Why is Michael Phelps Covered in Red Welts?

While virtually all Americans — 99.7% — believe a healthy smile is socially important, most Olympians naturally sport a gleaming smile while standing on the podium receiving their medals. Who wouldn’t?

This year in Rio, though, the athletes are also showing off bright red polka dots on their skin.

These red dots are scars from the ancient practice of cupping, a technique said to be extremely helpful to stimulate blood flow and to speed up the recovery time for sore muscles.

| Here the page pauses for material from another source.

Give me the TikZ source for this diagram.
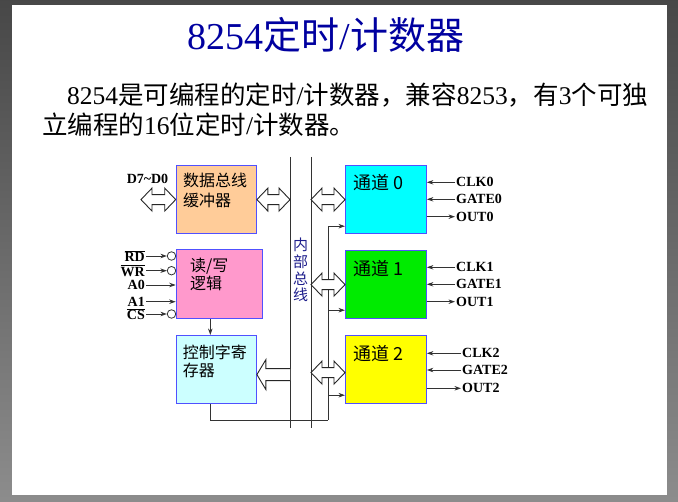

The ancient practice, developed in China, has a rich history of about 2,200 years. There are even mentions of this healing technique in ancient Greek and Egyptian texts.
On top of other health benefits, it is believed cupping will restore one’s flow of ‘qi’ through their body, the life force responsible for every action we make.
The therapy consists of a specialist warming glass suction cups and placing them on the body. The placement of the cup creates a partial vacuum which relieves pain in a holistic way, and the red welts are a symptom of blood vessels bursting underneath the skin’s surface.

Olympians of all sports are hopping on the trend. Champion Michael Phelps, U.S. male gymnast Alex Naddour, former Olympic swimmer Natalie Couglin, and Belarus swimmer Pavel Sankovich all have polka dotted legs, backs, and arms.

While this practice may be beneficial for Olympians, there hasn’t been much study on the clinical effects of this treatment. According to CNN, researchers have found cupping to be successful for pain management, but there has not been any research completed with a large sample size to draw medical conclusions.

It is not painless either. Users have reported their skin feeling as if it was trapped in a vacuum, while lit on fire. But for Olympians, a gold medal seems worth it.